The purpose of this study was to optimize the electrophoretic conditions that should be used for the effective isolation of functional human spermatozoa and to determine whether this method of isolating cells was associated with oxidative stress and DNA damage.

METHODS

Human spermatozoa were prepared by repeated centrifugation, discontinuous density gradient centrifugation and electrophoresis followed by assessments of sperm quality.

RESULTS

Systematic analysis of optimal electrophoresis conditions demonstrated that field strength was positively correlated with sperm recovery rates but negatively correlated with sperm movement, irrespective of whether the current or the voltage was held constant. This loss of functionality observed at high power settings was not associated with a major increase in superoxide generation or the induction of oxidative DNA damage. In contrast, discontinuous Percoll gradient centrifugation was shown to produce a significant rise in oxidative DNA base adduct expression in live cells (P < 0.05).

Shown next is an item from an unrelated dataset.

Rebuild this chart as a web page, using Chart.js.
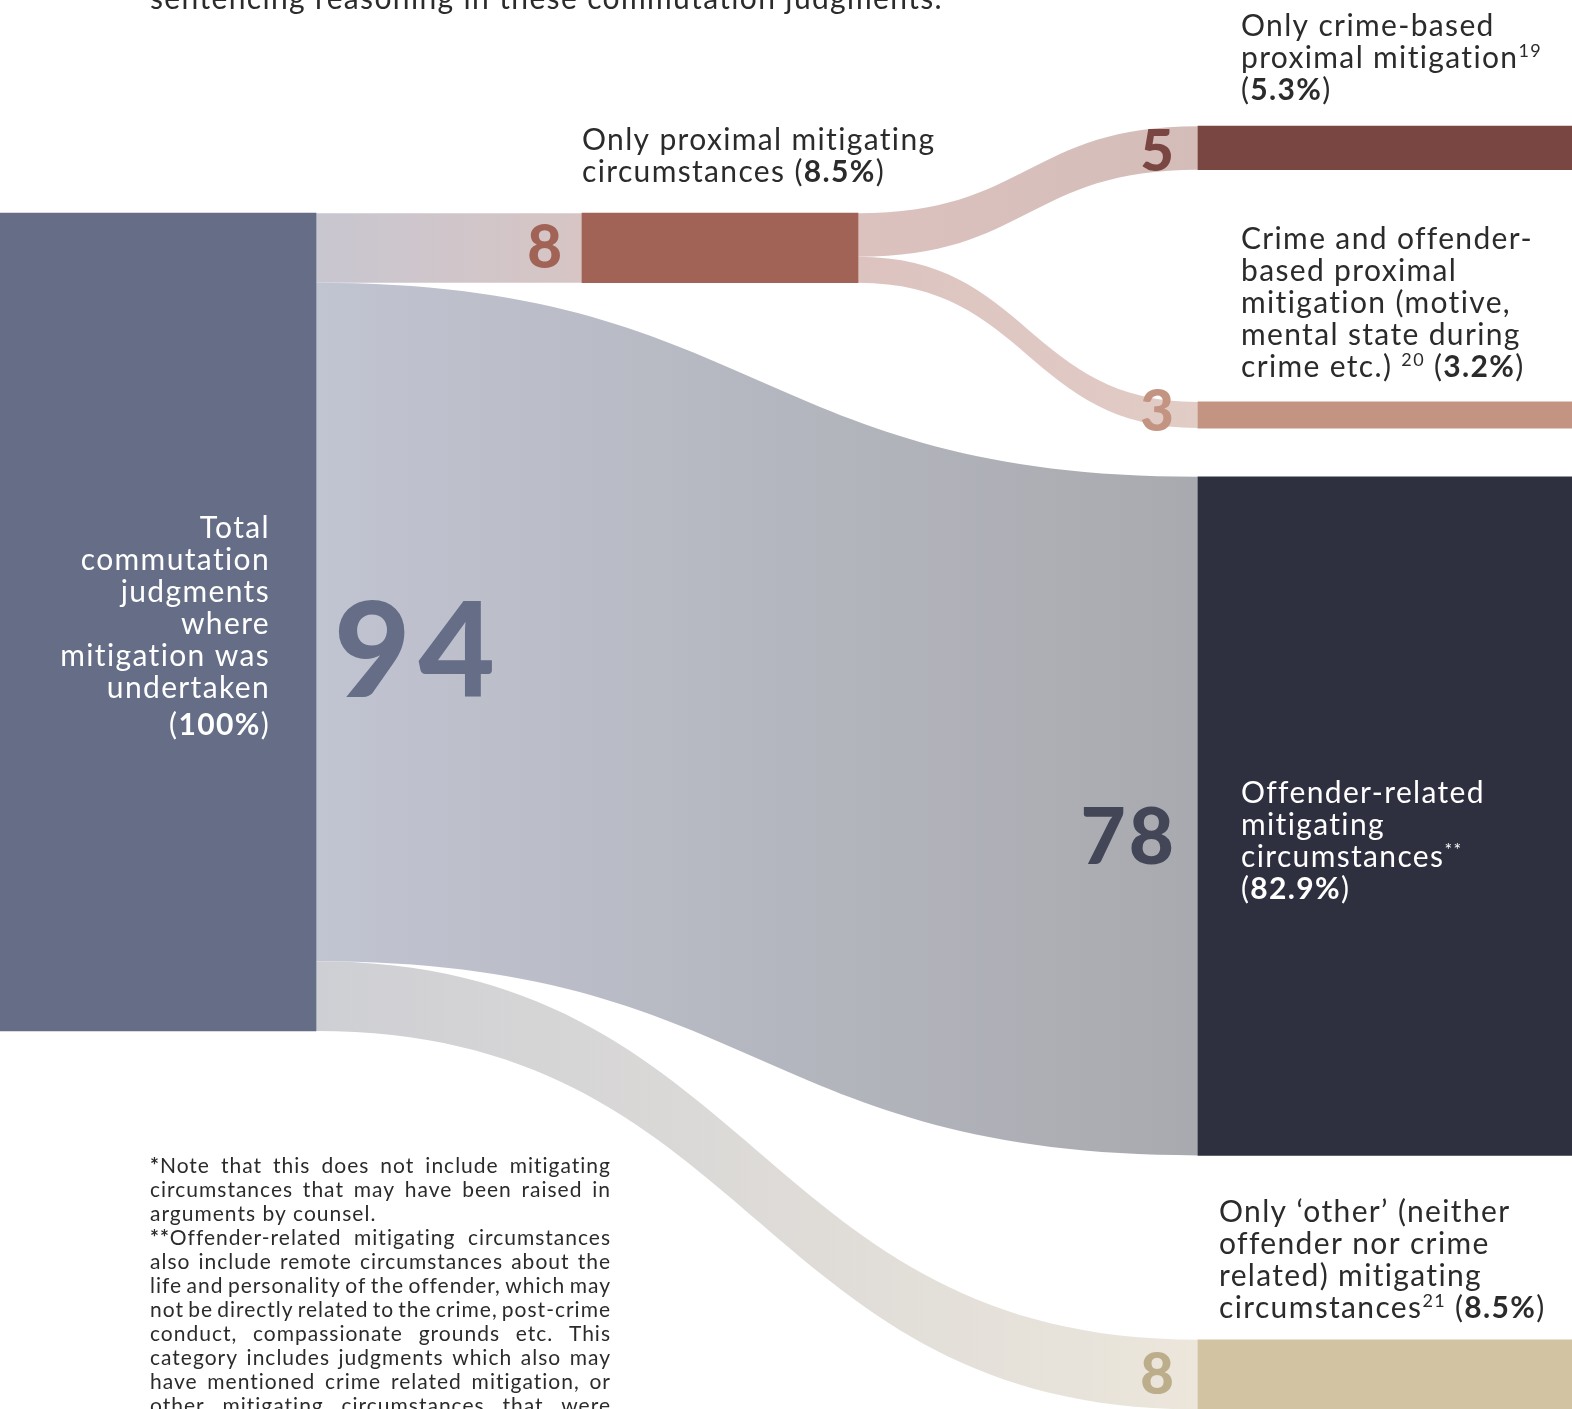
<!DOCTYPE html>
<html>
<head>
<meta charset="utf-8">
<script src="https://cdn.jsdelivr.net/npm/chart.js@4.4.1/dist/chart.umd.min.js"></script>
<style>
  html, body { margin: 0; padding: 0; background: #fff; overflow: hidden; }
  #wrap { position: relative; width: 1572px; height: 1409px; }
</style>
</head>
<body>
<div id="wrap"><canvas id="sankey"></canvas></div>
<script>
// ---- data ----
const nodeNames = [
  "Total commutation judgments where mitigation was undertaken",
  "Only proximal mitigating circumstances",
  "Only crime-based proximal mitigation",
  "Crime and offender-based proximal mitigation",
  "Offender-related mitigating circumstances",
  "Only other mitigating circumstances",
];
const nodeValues = [94, 8, 5, 3, 78, 8];
const flowFrom = [0, 0, 0, 1, 1];
const flowTo = [1, 4, 5, 2, 3];
const flowValues = [8, 78, 8, 5, 3];

// ---- layout (positions in count units / layout units) ----
const nodeColumn = [0, 1, 2, 2, 2, 2];
const nodeTop = [0, 0, -10, 21.7, 30.3, 129.5];
const columnLeft = [0, 582, 1198];
const columnWidth = [316, 276, 374];
const yRange = [-24.5, 137.45];

// ---- styles ----
const nodeColors = ["#656d87", "#a26357", "#7a4642", "#c49482", "#2e3040", "#d2c4a2"];
const flowColors = [
  ["#c8c6d0", "#d7c5c4"],
  ["#c1c4d1", "#a9aaaf"],
  ["#cecfd4", "#ece6db"],
  ["#dbc2be", "#d4bcb9"],
  ["#dcc3bf", "#e2ccc6"],
];
const numberColors = ["#656d87", "#a26357", "#7a4642", "#c49482", "#424656", "#bcae8a"];
const numberSize = [132, 60, 58, 58, 78, 58];
const numberSpacing = [8, 0, 0, 0, 3, 0];
const numberDy = [26, -2, 2, -5, 19, -2];

const FONT = "Lato";
const NUM_FONT = "Lato";
const TEXT = "#2b2b2b";

const labels = [
  { x: 150, y: 9, align: "left", color: TEXT, lines: ["sentencing reasoning in these commutation judgments."] },
  { x: 582, y: 150, align: "left", color: TEXT, lines: ["Only proximal mitigating", "circumstances (<b>8.5%</b>)"] },
  { x: 1241, y: 36, align: "left", color: TEXT, lines: ["Only crime-based", "proximal mitigation<sup>19</sup>", "(<b>5.3%</b>)"] },
  { x: 1241, y: 249, align: "left", color: TEXT, lines: ["Crime and offender-", "based proximal", "mitigation (motive,", "mental state during", "crime etc.) <sup>20</sup> (<b>3.2%</b>)"] },
  { x: 270, y: 538, align: "right", color: "#ffffff", lines: ["Total", "commutation", "judgments", "where", "mitigation was", "undertaken", "(<b>100%</b>)"], lastGap: 5 },
  { x: 1241, y: 803, align: "left", color: "#ffffff", lines: ["Offender-related", "mitigating", "circumstances<sup>**</sup>", "(<b>82.9%</b>)"] },
  { x: 1219, y: 1222, align: "left", color: TEXT, lines: ["Only ‘other’ (neither", "offender nor crime", "related) mitigating", "circumstances<sup>21</sup> (<b>8.5%</b>)"] },
];

const footnote = [
  ["*Note that this does not include mitigating", true],
  ["circumstances that may have been raised in", true],
  ["arguments by counsel.", false],
  ["**Offender-related mitigating circumstances", true],
  ["also include remote circumstances about the", true],
  ["life and personality of the offender, which may", true],
  ["not be directly related to the crime, post-crime", true],
  ["conduct, compassionate grounds etc. This", true],
  ["category includes judgments which also may", true],
  ["have mentioned crime related mitigation, or", true],
  ["other mitigating circumstances that were", true],
];

const LABEL_SIZE = 30;
const LABEL_SPACING = "1.35px";
const NOTE_SPACING = "1px";
const LINE_H = 32;

function parseRich(line) {
  const out = [];
  const re = /<(b|sup)>(.*?)<\/\1>/g;
  let last = 0, m;
  while ((m = re.exec(line))) {
    if (m.index > last) out.push({ t: line.slice(last, m.index), s: "" });
    out.push({ t: m[2], s: m[1] });
    last = re.lastIndex;
  }
  if (last < line.length) out.push({ t: line.slice(last), s: "" });
  return out;
}

function segFont(s, size) {
  if (s === "b") return "700 " + size + "px " + FONT;
  if (s === "sup") return "400 " + Math.round(size * 0.6) + "px " + FONT;
  return "400 " + size + "px " + FONT;
}

function drawRich(ctx, line, x, y, align, size, color) {
  const segs = parseRich(line);
  ctx.letterSpacing = LABEL_SPACING;
  let total = 0;
  segs.forEach(sg => {
    ctx.font = segFont(sg.s, size);
    sg.w = ctx.measureText(sg.t).width;
    total += sg.w;
  });
  let cx = align === "right" ? x - total : x;
  ctx.fillStyle = color;
  ctx.textAlign = "left";
  ctx.textBaseline = "alphabetic";
  segs.forEach(sg => {
    ctx.font = segFont(sg.s, size);
    ctx.fillText(sg.t, cx, sg.s === "sup" ? y - size * 0.38 : y);
    cx += sg.w;
  });
  ctx.letterSpacing = "0px";
}

function drawJustified(ctx, text, x, y, width, justify, size) {
  ctx.letterSpacing = NOTE_SPACING;
  const words = text.split(" ");
  const parts = words.map(w => {
    const m = w.match(/^(\*+)(.*)$/);
    return m ? [[m[1], true], [m[2], false]] : [[w, false]];
  });
  const widths = parts.map(p => p.reduce((acc, [t, b]) => {
    ctx.font = (b ? "700 " : "400 ") + size + "px " + FONT;
    return acc + ctx.measureText(t).width;
  }, 0));
  ctx.font = "400 " + size + "px " + FONT;
  const spaceW = ctx.measureText(" ").width;
  const sum = widths.reduce((a, b) => a + b, 0);
  const gap = justify && words.length > 1 ? (width - sum) / (words.length - 1) : spaceW;
  let cx = x;
  parts.forEach(p => {
    p.forEach(([t, b]) => {
      ctx.font = (b ? "700 " : "400 ") + size + "px " + FONT;
      ctx.fillText(t, cx, y);
      cx += ctx.measureText(t).width;
    });
    cx += gap;
  });
  ctx.letterSpacing = "0px";
}

const sankeyFlows = {
  id: "sankeyFlows",
  beforeDatasetsDraw(chart) {
    const { ctx, scales: { x, y } } = chart;
    const outOff = nodeValues.map(() => 0);
    const inOff = nodeValues.map(() => 0);
    ctx.save();
    flowValues.forEach((v, k) => {
      const s = flowFrom[k], t = flowTo[k];
      const cs = nodeColumn[s], ct = nodeColumn[t];
      const x0 = x.getPixelForValue(columnLeft[cs] + columnWidth[cs]);
      const x1 = x.getPixelForValue(columnLeft[ct]);
      const s0 = y.getPixelForValue(nodeTop[s] + outOff[s]);
      const s1 = y.getPixelForValue(nodeTop[s] + outOff[s] + v);
      const t0 = y.getPixelForValue(nodeTop[t] + inOff[t]);
      const t1 = y.getPixelForValue(nodeTop[t] + inOff[t] + v);
      outOff[s] += v;
      inOff[t] += v;
      const xm = (x0 + x1) / 2;
      const g = ctx.createLinearGradient(x0, 0, x1, 0);
      g.addColorStop(0, flowColors[k][0]);
      g.addColorStop(1, flowColors[k][1]);
      ctx.fillStyle = g;
      ctx.beginPath();
      ctx.moveTo(x0, s0);
      ctx.bezierCurveTo(xm, s0, xm, t0, x1, t0);
      ctx.lineTo(x1, t1);
      ctx.bezierCurveTo(xm, t1, xm, s1, x0, s1);
      ctx.closePath();
      ctx.fill();
    });
    ctx.restore();
  },
  afterDatasetsDraw(chart) {
    const { ctx, scales: { x, y } } = chart;
    ctx.save();
    // node numbers
    nodeValues.forEach((v, i) => {
      const c = nodeColumn[i];
      const cy = y.getPixelForValue(nodeTop[i] + v / 2) + numberDy[i];
      ctx.font = "900 " + numberSize[i] + "px " + NUM_FONT;
      ctx.letterSpacing = numberSpacing[i] + "px";
      ctx.fillStyle = numberColors[i];
      ctx.textBaseline = "alphabetic";
      ctx.textAlign = "left";
      const txt = String(v);
      const m = ctx.measureText(txt);
      const w = m.width - numberSpacing[i];
      const base = cy + m.actualBoundingBoxAscent / 2;
      let left;
      if (c === 0) {
        left = x.getPixelForValue(columnLeft[c] + columnWidth[c]) + 18;
      } else {
        left = x.getPixelForValue(columnLeft[c]) - (c === 1 ? 20 : 24) - w;
      }
      ctx.fillText(txt, left, base);
      ctx.letterSpacing = "0px";
    });
    // labels
    labels.forEach(lb => {
      lb.lines.forEach((line, j) => {
        let yy = lb.y + j * LINE_H;
        if (lb.lastGap && j === lb.lines.length - 1) yy += lb.lastGap;
        drawRich(ctx, line, lb.x, yy, lb.align, LABEL_SIZE, lb.color);
      });
    });
    // footnote
    ctx.fillStyle = TEXT;
    ctx.textAlign = "left";
    footnote.forEach(([text, just], j) => {
      drawJustified(ctx, text, 150, 1173 + j * 24, 461, just, 21);
    });
    ctx.restore();
  }
};

const datasets = columnLeft.map((left, c) => {
  const idx = nodeValues.map((v, i) => i).filter(i => nodeColumn[i] === c);
  return {
    label: "column " + c,
    data: idx.map(i => ({ x: left + columnWidth[c] / 2, y: [nodeTop[i], nodeTop[i] + nodeValues[i]] })),
    backgroundColor: idx.map(i => nodeColors[i]),
    barThickness: columnWidth[c],
    grouped: false,
    borderWidth: 0,
  };
});

new Chart(document.getElementById("sankey").getContext("2d"), {
  type: "bar",
  data: { datasets: datasets },
  options: {
    responsive: true,
    maintainAspectRatio: false,
    animation: false,
    layout: { padding: 0 },
    plugins: { legend: { display: false }, tooltip: { enabled: false } },
    scales: {
      x: { type: "linear", min: 0, max: 1572, offset: false, display: false },
      y: { type: "linear", min: yRange[0], max: yRange[1], reverse: true, display: false },
    },
  },
  plugins: [sankeyFlows],
});
</script>
</body>
</html>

As a result of these analyses, optimized electrophoretic conditions were defined that permitted sperm recovery rates of around 20%. These electrophoretically isolated cells were not only free of oxidative stress but exhibited significantly enhanced motility (P < 0.01) and vitality (P < 0.001) compared with the original samples.

CONCLUSIONS

We conclude that while field strength is positively correlated with sperm recovery rates; it is negatively associated with sperm motility. Optimized conditions are described that represent a balance between these opposing forces and permit the isolation of highly motile, vital sperm populations, free from the oxidative DNA damage associated with conventional density gradient centrifugation technologies.